### Written problem
Your task is to retype, word for word, the lines from the start of the data through the line holding "const yMinorTicks = [300, 500, 700, 900, 1100, 1300, 1500];". Do not include the pictures.

○ ○ ○ ○

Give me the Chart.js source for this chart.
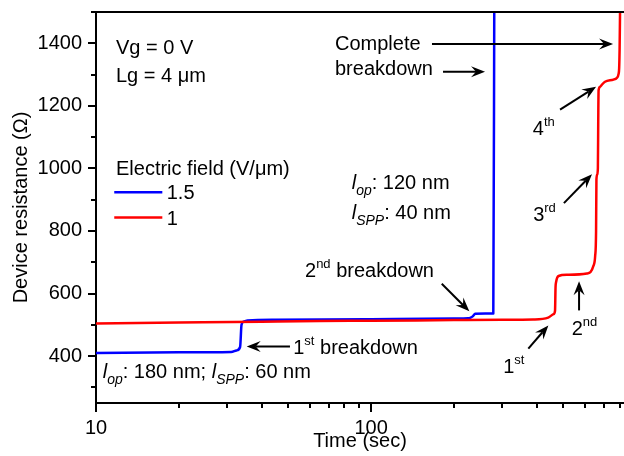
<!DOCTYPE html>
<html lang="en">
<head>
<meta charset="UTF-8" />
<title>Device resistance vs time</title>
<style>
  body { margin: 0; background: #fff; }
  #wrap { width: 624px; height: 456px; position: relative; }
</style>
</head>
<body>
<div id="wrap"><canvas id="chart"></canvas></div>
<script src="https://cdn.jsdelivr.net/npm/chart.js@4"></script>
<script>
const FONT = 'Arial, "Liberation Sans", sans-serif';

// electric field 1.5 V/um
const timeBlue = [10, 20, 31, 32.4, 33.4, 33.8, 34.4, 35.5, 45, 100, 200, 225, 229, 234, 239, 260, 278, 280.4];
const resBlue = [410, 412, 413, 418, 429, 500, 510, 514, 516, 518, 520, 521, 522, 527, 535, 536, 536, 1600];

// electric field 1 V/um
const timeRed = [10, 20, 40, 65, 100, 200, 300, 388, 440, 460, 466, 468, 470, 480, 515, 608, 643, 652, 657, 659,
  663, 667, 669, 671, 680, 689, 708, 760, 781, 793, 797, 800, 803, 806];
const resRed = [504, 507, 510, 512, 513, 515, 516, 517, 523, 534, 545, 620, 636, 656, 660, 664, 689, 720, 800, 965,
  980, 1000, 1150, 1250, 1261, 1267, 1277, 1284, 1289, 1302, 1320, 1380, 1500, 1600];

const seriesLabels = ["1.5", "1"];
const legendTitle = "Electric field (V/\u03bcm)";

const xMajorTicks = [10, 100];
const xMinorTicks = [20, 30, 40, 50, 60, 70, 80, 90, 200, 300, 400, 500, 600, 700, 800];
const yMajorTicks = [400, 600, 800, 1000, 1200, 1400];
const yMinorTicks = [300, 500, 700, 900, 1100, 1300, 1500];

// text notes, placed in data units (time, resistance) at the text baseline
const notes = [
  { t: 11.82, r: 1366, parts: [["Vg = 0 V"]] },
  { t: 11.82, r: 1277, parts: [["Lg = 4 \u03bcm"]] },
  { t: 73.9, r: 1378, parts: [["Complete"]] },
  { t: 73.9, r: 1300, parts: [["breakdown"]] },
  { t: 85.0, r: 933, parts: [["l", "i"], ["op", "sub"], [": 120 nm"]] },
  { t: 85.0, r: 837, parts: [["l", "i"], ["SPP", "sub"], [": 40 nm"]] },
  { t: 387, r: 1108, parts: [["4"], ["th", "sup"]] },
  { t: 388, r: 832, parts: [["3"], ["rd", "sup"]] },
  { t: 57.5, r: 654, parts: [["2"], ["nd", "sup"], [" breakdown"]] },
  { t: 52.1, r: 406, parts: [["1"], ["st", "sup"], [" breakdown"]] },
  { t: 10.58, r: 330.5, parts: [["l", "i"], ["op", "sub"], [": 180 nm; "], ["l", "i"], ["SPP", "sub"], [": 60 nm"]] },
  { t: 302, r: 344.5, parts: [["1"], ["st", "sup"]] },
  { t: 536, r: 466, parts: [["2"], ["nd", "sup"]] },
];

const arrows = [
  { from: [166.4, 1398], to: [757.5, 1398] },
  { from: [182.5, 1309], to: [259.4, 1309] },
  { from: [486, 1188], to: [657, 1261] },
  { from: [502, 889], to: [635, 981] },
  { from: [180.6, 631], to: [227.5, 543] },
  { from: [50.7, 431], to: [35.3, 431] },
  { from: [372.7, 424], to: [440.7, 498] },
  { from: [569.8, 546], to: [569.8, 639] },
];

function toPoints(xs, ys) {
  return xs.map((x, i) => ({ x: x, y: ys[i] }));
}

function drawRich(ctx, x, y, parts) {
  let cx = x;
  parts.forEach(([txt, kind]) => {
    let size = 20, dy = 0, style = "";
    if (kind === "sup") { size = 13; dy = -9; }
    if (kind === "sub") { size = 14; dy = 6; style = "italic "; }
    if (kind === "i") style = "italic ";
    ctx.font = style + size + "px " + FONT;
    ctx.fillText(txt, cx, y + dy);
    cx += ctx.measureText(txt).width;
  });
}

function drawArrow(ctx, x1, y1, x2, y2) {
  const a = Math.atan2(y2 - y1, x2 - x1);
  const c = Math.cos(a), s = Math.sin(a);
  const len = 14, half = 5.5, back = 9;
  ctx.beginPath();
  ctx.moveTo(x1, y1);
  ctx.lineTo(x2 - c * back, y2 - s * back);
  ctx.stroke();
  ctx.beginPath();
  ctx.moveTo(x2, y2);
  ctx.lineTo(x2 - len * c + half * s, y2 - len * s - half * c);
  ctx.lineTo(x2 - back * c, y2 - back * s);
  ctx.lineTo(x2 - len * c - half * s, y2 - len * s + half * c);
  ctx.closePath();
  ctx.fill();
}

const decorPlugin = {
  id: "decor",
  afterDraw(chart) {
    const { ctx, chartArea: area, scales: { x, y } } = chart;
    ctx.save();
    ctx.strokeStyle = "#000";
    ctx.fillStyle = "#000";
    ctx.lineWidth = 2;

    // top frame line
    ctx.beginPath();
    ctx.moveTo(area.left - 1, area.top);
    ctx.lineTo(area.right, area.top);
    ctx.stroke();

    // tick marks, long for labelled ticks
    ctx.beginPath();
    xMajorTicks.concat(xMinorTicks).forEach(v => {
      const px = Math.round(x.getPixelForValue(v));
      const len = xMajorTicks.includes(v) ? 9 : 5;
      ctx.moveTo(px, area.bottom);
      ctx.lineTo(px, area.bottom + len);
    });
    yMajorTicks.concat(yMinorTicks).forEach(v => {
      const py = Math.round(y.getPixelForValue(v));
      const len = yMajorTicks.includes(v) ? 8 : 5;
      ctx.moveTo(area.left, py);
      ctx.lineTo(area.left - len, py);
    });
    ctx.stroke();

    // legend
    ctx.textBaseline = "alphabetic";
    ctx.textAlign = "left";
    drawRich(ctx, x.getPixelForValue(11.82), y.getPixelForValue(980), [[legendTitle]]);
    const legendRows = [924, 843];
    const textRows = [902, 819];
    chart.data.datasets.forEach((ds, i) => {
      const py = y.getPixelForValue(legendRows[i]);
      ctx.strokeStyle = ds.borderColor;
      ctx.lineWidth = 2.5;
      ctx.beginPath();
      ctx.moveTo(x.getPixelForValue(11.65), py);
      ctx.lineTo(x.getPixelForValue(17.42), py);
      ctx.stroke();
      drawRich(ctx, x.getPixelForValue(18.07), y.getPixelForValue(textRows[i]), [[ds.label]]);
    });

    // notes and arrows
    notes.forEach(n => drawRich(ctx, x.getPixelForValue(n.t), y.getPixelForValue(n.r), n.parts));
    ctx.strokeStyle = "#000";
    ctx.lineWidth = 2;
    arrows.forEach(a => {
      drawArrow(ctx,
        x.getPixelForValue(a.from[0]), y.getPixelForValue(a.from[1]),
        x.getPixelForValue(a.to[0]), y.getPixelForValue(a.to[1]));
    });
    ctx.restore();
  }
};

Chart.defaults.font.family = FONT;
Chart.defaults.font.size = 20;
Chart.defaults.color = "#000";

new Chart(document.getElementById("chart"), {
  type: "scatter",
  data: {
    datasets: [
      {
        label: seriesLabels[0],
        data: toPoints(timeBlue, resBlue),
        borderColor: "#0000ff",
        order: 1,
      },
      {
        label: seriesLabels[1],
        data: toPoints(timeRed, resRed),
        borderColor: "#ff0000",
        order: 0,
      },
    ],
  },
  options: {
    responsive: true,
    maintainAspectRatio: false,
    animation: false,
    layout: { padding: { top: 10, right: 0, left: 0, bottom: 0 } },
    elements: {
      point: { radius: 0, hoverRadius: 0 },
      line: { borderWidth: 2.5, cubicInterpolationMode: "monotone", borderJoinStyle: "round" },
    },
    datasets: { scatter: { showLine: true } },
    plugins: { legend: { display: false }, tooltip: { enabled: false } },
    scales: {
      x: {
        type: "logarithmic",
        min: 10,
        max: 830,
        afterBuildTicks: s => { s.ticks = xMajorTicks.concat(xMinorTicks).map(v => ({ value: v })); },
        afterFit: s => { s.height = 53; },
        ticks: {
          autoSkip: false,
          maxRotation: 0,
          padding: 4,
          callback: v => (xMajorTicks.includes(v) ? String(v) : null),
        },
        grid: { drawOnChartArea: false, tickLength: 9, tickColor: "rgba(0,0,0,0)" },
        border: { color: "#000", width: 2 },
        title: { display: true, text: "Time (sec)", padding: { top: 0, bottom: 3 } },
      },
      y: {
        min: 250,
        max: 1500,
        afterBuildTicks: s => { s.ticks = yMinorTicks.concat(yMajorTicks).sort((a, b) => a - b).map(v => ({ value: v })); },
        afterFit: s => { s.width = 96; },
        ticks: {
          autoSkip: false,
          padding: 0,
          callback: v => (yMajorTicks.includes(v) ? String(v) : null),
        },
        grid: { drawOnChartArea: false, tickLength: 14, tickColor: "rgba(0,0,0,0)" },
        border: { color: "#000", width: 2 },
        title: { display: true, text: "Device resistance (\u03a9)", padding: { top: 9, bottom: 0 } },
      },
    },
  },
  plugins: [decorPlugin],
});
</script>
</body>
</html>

○ ○ ○ ○

### Full answer
Give me the Chart.js source for this chart.
<!DOCTYPE html>
<html lang="en">
<head>
<meta charset="UTF-8" />
<title>Device resistance vs time</title>
<style>
  body { margin: 0; background: #fff; }
  #wrap { width: 624px; height: 456px; position: relative; }
</style>
</head>
<body>
<div id="wrap"><canvas id="chart"></canvas></div>
<script src="https://cdn.jsdelivr.net/npm/chart.js@4"></script>
<script>
const FONT = 'Arial, "Liberation Sans", sans-serif';

// electric field 1.5 V/um
const timeBlue = [10, 20, 31, 32.4, 33.4, 33.8, 34.4, 35.5, 45, 100, 200, 225, 229, 234, 239, 260, 278, 280.4];
const resBlue = [410, 412, 413, 418, 429, 500, 510, 514, 516, 518, 520, 521, 522, 527, 535, 536, 536, 1600];

// electric field 1 V/um
const timeRed = [10, 20, 40, 65, 100, 200, 300, 388, 440, 460, 466, 468, 470, 480, 515, 608, 643, 652, 657, 659,
  663, 667, 669, 671, 680, 689, 708, 760, 781, 793, 797, 800, 803, 806];
const resRed = [504, 507, 510, 512, 513, 515, 516, 517, 523, 534, 545, 620, 636, 656, 660, 664, 689, 720, 800, 965,
  980, 1000, 1150, 1250, 1261, 1267, 1277, 1284, 1289, 1302, 1320, 1380, 1500, 1600];

const seriesLabels = ["1.5", "1"];
const legendTitle = "Electric field (V/\u03bcm)";

const xMajorTicks = [10, 100];
const xMinorTicks = [20, 30, 40, 50, 60, 70, 80, 90, 200, 300, 400, 500, 600, 700, 800];
const yMajorTicks = [400, 600, 800, 1000, 1200, 1400];
const yMinorTicks = [300, 500, 700, 900, 1100, 1300, 1500];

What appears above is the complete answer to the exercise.